Heusler alloys hold great promise for spintronic applications because of their potential half-metallicity, as suggested by electronic structure calculations for certain cases, such as Co$_{\mathrm{2}}$Fe$_{\mathrm{x}}$Mn$_{\mathrm{1-x}}$Si [B. Balke \textit{et al.}, PRB \textbf{74}, 104405 (2006)]. Here we report on signatures of a minority spin gap in Co$_{\mathrm{2}}$FeSi using transport measurements. The 5-nm thick Co$_{\mathrm{2}}$FeSi thin film sample studied in this work is grown epitaxially on a GaAs (100) substrate. In addition to typical phonon and weak-localization contributions, the temperature dependence of the resistivity shows a spin-fluctuation contribution that is suppressed at low temperatures, consistent with the presence of a minority spin gap of approximately 500 K. Most significantly, the Co$_{\mathrm{2}}$FeSi shows a linear and isotropic negative magnetoresistance that increases with increasing temperature, reaching a magnitude of 0.012 $\mu \Omega $ cm T$^{\mathrm{-1}}$ at room temperature.

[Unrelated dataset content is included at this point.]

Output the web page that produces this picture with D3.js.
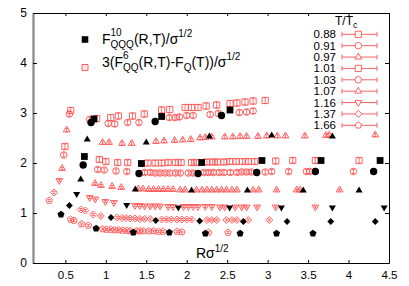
<!DOCTYPE html>
<html><head><meta charset="utf-8">
<script src="https://cdn.jsdelivr.net/npm/d3@7"></script>
<style>body{margin:0;background:#fff}svg{display:block}text{font-family:"Liberation Sans",Arial,sans-serif;fill:#000}</style>
</head><body>
<script>
// ---------- data ----------
const temps  = ["0.88","0.91","0.97","1.01","1.03","1.07","1.16","1.37","1.66"];
const shapes = ["square","circle","triangle","square","circle","triangle","triangleDown","diamond","pentagon"];
const errs   = [0.06,0.05,0.03,0.05,0.04,0.02,0.02,0.02,0.02];
const xTicks = [0.5,1,1.5,2,2.5,3,3.5,4,4.5];
const yTicks = [0,1,2,3,4,5];

// 3(F6_QQ - F_Q)/sqrt(sigma)  [R sqrt(sigma), value]
const qq_088 = [[0.566,3.05],[0.887,2.89],[1.06,2.91],[1.155,2.94],[1.33,2.94],[1.475,2.98],[1.69,3.06],[1.79,3.07],[1.98,3.11],[2.06,3.11],[2.14,3.11],[2.24,3.14],[2.37,3.16],[2.535,3.19],[2.62,3.2],[2.72,3.22],[2.82,3.24],[2.97,3.25]];
const qq_091 = [[0.549,2.98],[0.80,2.87],[1.03,2.79],[1.11,2.78],[1.27,2.81],[1.41,2.81],[1.785,2.91],[1.855,2.91],[1.91,2.92],[2.0,2.95],[2.08,2.95],[2.29,2.97],[2.39,2.99],[2.65,3.01],[2.74,3.02],[2.82,3.04]];
const qq_097 = [[0.516,2.66],[0.96,2.41],[1.04,2.41],[1.2,2.39],[1.32,2.39],[1.62,2.43],[1.72,2.44],[1.85,2.45],[1.95,2.46],[2.05,2.47],[2.165,2.5],[2.23,2.51],[2.31,2.52],[2.47,2.52],[2.57,2.52],[2.66,2.53],[2.74,2.53],[2.88,2.53],[2.99,2.54],[3.12,2.54],[3.22,2.54],[3.46,2.54],[3.72,2.55],[3.76,2.56],[4.33,2.56]];
const qq_101 = [[0.495,2.33],[0.92,2.07],[1.0,2.03],[1.147,2.01],[1.27,2.01],[1.52,2.0],[1.61,2.0],[1.69,2.0],[1.77,2.01],[1.86,2.01],[1.93,2.01],[2.06,2.01],[2.12,2.01],[2.25,2.02],[2.32,2.02],[2.38,2.02],[2.46,2.02],[2.53,2.03],[2.61,2.03],[2.69,2.03],[2.76,2.03],[2.84,2.03],[3.1,2.04],[3.31,2.05],[3.59,2.05],[4.13,2.05]];
const qq_103 = [[0.48,2.16],[0.9,1.87],[0.98,1.86],[1.126,1.84],[1.26,1.83],[1.48,1.81],[1.55,1.81],[1.61,1.8],[1.67,1.8],[1.73,1.8],[1.79,1.8],[1.86,1.8],[1.92,1.8],[2.02,1.8],[2.08,1.8],[2.21,1.81],[2.27,1.81],[2.33,1.81],[2.40,1.81],[2.46,1.81],[2.54,1.81],[2.62,1.81],[2.68,1.82],[2.74,1.82],[2.80,1.82],[2.97,1.82],[3.05,1.83],[3.26,1.83],[3.48,1.83],[3.52,1.83],[4.06,1.83]];
const qq_107 = [[0.46,1.89],[0.866,1.59],[0.94,1.55],[1.077,1.53],[1.19,1.51],[1.40,1.48],[1.46,1.48],[1.53,1.47],[1.59,1.47],[1.65,1.47],[1.71,1.47],[1.77,1.47],[1.83,1.47],[1.92,1.46],[1.98,1.46],[2.12,1.46],[2.19,1.46],[2.25,1.46],[2.31,1.46],[2.37,1.46],[2.43,1.46],[2.49,1.46],[2.56,1.46],[2.62,1.46],[2.82,1.46],[2.89,1.46],[3.11,1.46],[3.36,1.46],[3.40,1.46],[3.89,1.46]];
const qq_116 = [[0.425,1.65],[0.8,1.31],[0.87,1.28],[0.994,1.23],[1.1,1.21],[1.36,1.15],[1.42,1.15],[1.48,1.14],[1.55,1.14],[1.61,1.14],[1.67,1.14],[1.77,1.13],[1.83,1.13],[1.96,1.13],[2.02,1.13],[2.08,1.13],[2.14,1.13],[2.23,1.13],[2.31,1.13],[2.41,1.12],[2.47,1.12],[2.60,1.12],[2.68,1.12],[2.74,1.12],[2.87,1.12],[3.10,1.12],[3.59,1.12]];
const qq_137 = [[0.36,1.41],[0.69,1.07],[0.747,1.05],[0.845,0.97],[0.937,0.94],[1.14,0.91],[1.2,0.9],[1.25,0.9],[1.30,0.89],[1.36,0.89],[1.42,0.88],[1.48,0.88],[1.55,0.88],[1.69,0.87],[1.75,0.87],[1.81,0.87],[1.88,0.87],[1.94,0.87],[2.0,0.87],[2.06,0.87],[2.25,0.86],[2.31,0.86],[2.37,0.86],[2.49,0.86],[2.56,0.86],[2.62,0.86],[2.76,0.86],[3.02,0.86]];
const qq_166 = [[0.3,1.25],[0.566,0.87],[0.607,0.85],[0.70,0.78],[0.784,0.75],[0.96,0.68],[1.01,0.67],[1.06,0.67],[1.11,0.66],[1.16,0.66],[1.21,0.65],[1.26,0.65],[1.30,0.64],[1.38,0.64],[1.42,0.64],[1.46,0.64],[1.53,0.64],[1.59,0.64],[1.65,0.63],[1.71,0.63],[1.88,0.63],[1.94,0.62],[2.27,0.61],[2.51,0.61]];

// F10_QQQ/sqrt(sigma)
const qqq_088 = [[0.854,2.88],[1.69,2.93],[2.535,3.06]];
const qqq_091 = [[0.817,2.81],[1.61,2.83],[2.43,2.95]];
const qqq_097 = [[0.77,2.47],[1.5,2.41],[2.28,2.53],[3.05,2.55],[3.8,2.53]];
const qqq_101 = [[0.735,2.13],[1.44,1.99],[2.185,2.01],[2.93,2.05],[3.66,2.05],[4.39,2.05]];
const qqq_103 = [[0.72,1.96],[1.41,1.79],[2.14,1.79],[2.865,1.81],[3.59,1.83],[4.31,1.83]];
const qqq_107 = [[0.69,1.67],[1.365,1.47],[2.06,1.45],[2.75,1.45],[3.44,1.45],[4.13,1.45]];
const qqq_116 = [[0.64,1.38],[1.258,1.16],[1.896,1.11],[2.53,1.11],[3.17,1.11],[3.8,1.11],[4.44,1.11]];
const qqq_137 = [[0.55,1.15],[1.064,0.91],[1.617,0.85],[2.16,0.84],[2.7,0.83],[3.24,0.83],[3.78,0.83],[4.33,0.83]];
const qqq_166 = [[0.446,0.97],[0.88,0.69],[1.34,0.61],[1.785,0.61],[2.23,0.59],[2.66,0.59],[3.11,0.59],[3.56,0.59]];

const qqSeries  = [qq_088,qq_091,qq_097,qq_101,qq_103,qq_107,qq_116,qq_137,qq_166];
const qqqSeries = [qqq_088,qqq_091,qqq_097,qqq_101,qqq_103,qqq_107,qqq_116,qqq_137,qqq_166];

// ---------- layout ----------
const W = 409, H = 286, L = 33, Rt = 389, T = 13, B = 263;
const PINK = "#ff5252";
const FONT = '"Liberation Sans", Arial, sans-serif';

const x = d3.scaleLinear().domain([0.1, 4.5]).range([L, Rt]);
const y = d3.scaleLinear().domain([0, 5]).range([B, T]);

const svg = d3.select("body").append("svg").attr("width", W).attr("height", H);

function poly(n, r, start) {
  const pts = d3.range(n).map(i => {
    const a = (start + i * 360 / n) * Math.PI / 180;
    return [r * Math.cos(a), r * Math.sin(a)];
  });
  return "M" + pts.map(p => p[0].toFixed(2) + "," + p[1].toFixed(2)).join("L") + "Z";
}
function sym(type, s) {
  switch (type) {
    case "square": return `M${-s},${-s}H${s}V${s}H${-s}Z`;
    case "circle": return `M${s},0A${s},${s} 0 1,1 ${-s},0A${s},${s} 0 1,1 ${s},0Z`;
    case "triangle": return poly(3, s, -90);
    case "triangleDown": return poly(3, s, 90);
    case "diamond": return poly(4, s, -90);
    case "pentagon": return poly(5, s, -90);
  }
}
const pinkSize  = {square:3.1, circle:3.3, triangle:3.9, triangleDown:3.9, diamond:3.5, pentagon:3.4};
const blackSize = {square:3.4, circle:3.7, triangle:4.1, triangleDown:4.1, diamond:3.4, pentagon:3.7};

// ---------- axes ----------
const gx = svg.append("g").attr("transform", `translate(0,${B})`)
  .call(d3.axisBottom(x).tickValues(xTicks).tickSize(-3).tickSizeOuter(0).tickPadding(8).tickFormat(d3.format("")));
const gxt = svg.append("g").attr("transform", `translate(0,${T})`)
  .call(d3.axisTop(x).tickValues(xTicks).tickSize(-3).tickSizeOuter(0).tickFormat(""));
const gy = svg.append("g").attr("transform", `translate(${L},0)`)
  .call(d3.axisLeft(y).tickValues(yTicks).tickSize(-4).tickSizeOuter(0).tickPadding(6).tickFormat(d3.format("d")));
const gyr = svg.append("g").attr("transform", `translate(${Rt},0)`)
  .call(d3.axisRight(y).tickValues(yTicks).tickSize(-4).tickSizeOuter(0).tickFormat(""));

[gx, gxt, gy, gyr].forEach(g => {
  g.selectAll(".tick line").attr("stroke", "#000").attr("stroke-width", 1);
  g.selectAll("text").attr("fill", "#000").style("font-family", FONT);
});
gx.selectAll("text").style("font-size", "11.5px");
gy.selectAll("text").style("font-size", "12px");
gx.select(".domain").attr("stroke", "#000");
gxt.select(".domain").attr("stroke", "#000");
gyr.select(".domain").attr("stroke", "#000");
gy.select(".domain").attr("stroke", "#8c8c8c").attr("stroke-width", 2.3);

// ---------- pink (QQ) series with error bars ----------
const plot = svg.append("g");
qqSeries.forEach((ser, i) => {
  const g = plot.append("g");
  const e = errs[i];
  const pts = g.selectAll("g.p").data(ser).join("g")
    .attr("transform", d => `translate(${x(d[0])},${y(d[1])})`);
  pts.append("path").attr("d", sym(shapes[i], pinkSize[shapes[i]]))
    .attr("fill", "none").attr("stroke", PINK).attr("stroke-width", 0.9);
  pts.append("path")
    .attr("d", d => {
      const h = y(d[1] - e) - y(d[1]);
      return `M0,${-h}V${h}M-1.5,${-h}H1.5M-1.5,${h}H1.5`;
    })
    .attr("fill", "none").attr("stroke", PINK).attr("stroke-width", 0.8);
});

// ---------- black (QQQ) series ----------
qqqSeries.forEach((ser, i) => {
  plot.append("g").selectAll("path").data(ser).join("path")
    .attr("transform", d => `translate(${x(d[0])},${y(d[1])})`)
    .attr("d", sym(shapes[i], blackSize[shapes[i]]))
    .attr("fill", "#000");
});

// ---------- rich text helper ----------
function rich(parent, x0, y0, parts) {
  let cx = x0;
  parts.forEach(p => {
    if (p.stack) {
      let w = 0;
      p.stack.forEach(q => {
        const t = parent.append("text").attr("x", cx).attr("y", y0 + (q.dy || 0))
          .style("font-size", q.s + "px").text(q.t);
        w = Math.max(w, t.node().getComputedTextLength());
      });
      cx += w;
    } else {
      const t = parent.append("text").attr("x", cx).attr("y", y0 + (p.dy || 0))
        .style("font-size", p.s + "px").text(p.t);
      cx += t.node().getComputedTextLength();
    }
  });
  return cx;
}

// x axis label
rich(svg, 196, 258, [{t:"Rσ", s:14}, {t:"1/2", s:10, dy:-6}]);

// top-left legend
svg.append("path").attr("transform", "translate(85,39.5)").attr("d", sym("square", 3.3)).attr("fill", "#000");
rich(svg, 102, 44, [{t:"F", s:14}, {stack:[{t:"10", s:10, dy:-8}, {t:"QQQ", s:10, dy:3.5}]},
                    {t:"(R,T)/σ", s:14}, {t:"1/2", s:10, dy:-7}]);
svg.append("path").attr("transform", "translate(85,67.5)").attr("d", sym("square", 3))
  .attr("fill", "#ffe6e6").attr("stroke", PINK).attr("stroke-width", 0.9);
rich(svg, 102, 67, [{t:"3(F", s:14}, {stack:[{t:"6", s:10, dy:-8}, {t:"QQ", s:10, dy:3.5}]},
                    {t:"(R,T)-F", s:14}, {t:"Q", s:10, dy:3.5}, {t:"(T))/σ", s:14}, {t:"1/2", s:10, dy:-7}]);

// right legend (temperatures)
rich(svg, 335, 25, [{t:"T/T", s:12}, {t:"c", s:9, dy:3}]);
const legY0 = 34.3, legDy = 11.375;
temps.forEach((tLab, i) => {
  const cy = legY0 + i * legDy;
  svg.append("text").attr("x", 336).attr("y", cy + 4).attr("text-anchor", "end")
    .style("font-size", "11.5px").text(tLab);
  svg.append("path").attr("d", `M342,${cy}H377M342,${cy-2.5}V${cy+2.5}M377,${cy-2.5}V${cy+2.5}`)
    .attr("stroke", PINK).attr("stroke-width", 0.9).attr("fill", "none");
  svg.append("path").attr("transform", `translate(358.3,${cy})`)
    .attr("d", sym(shapes[i], pinkSize[shapes[i]]))
    .attr("fill", "#fff").attr("stroke", PINK).attr("stroke-width", 0.9);
});
</script>
</body></html>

Once the weak localization contribution at low temperature is removed, the temperature dependence of the negative magnetoresistance can be fitted using a simple model that includes a zero-field spin gap obtained from the resistivity measurement and a field-dependent contribution that can be obtained from ferromagnetic resonance measurements.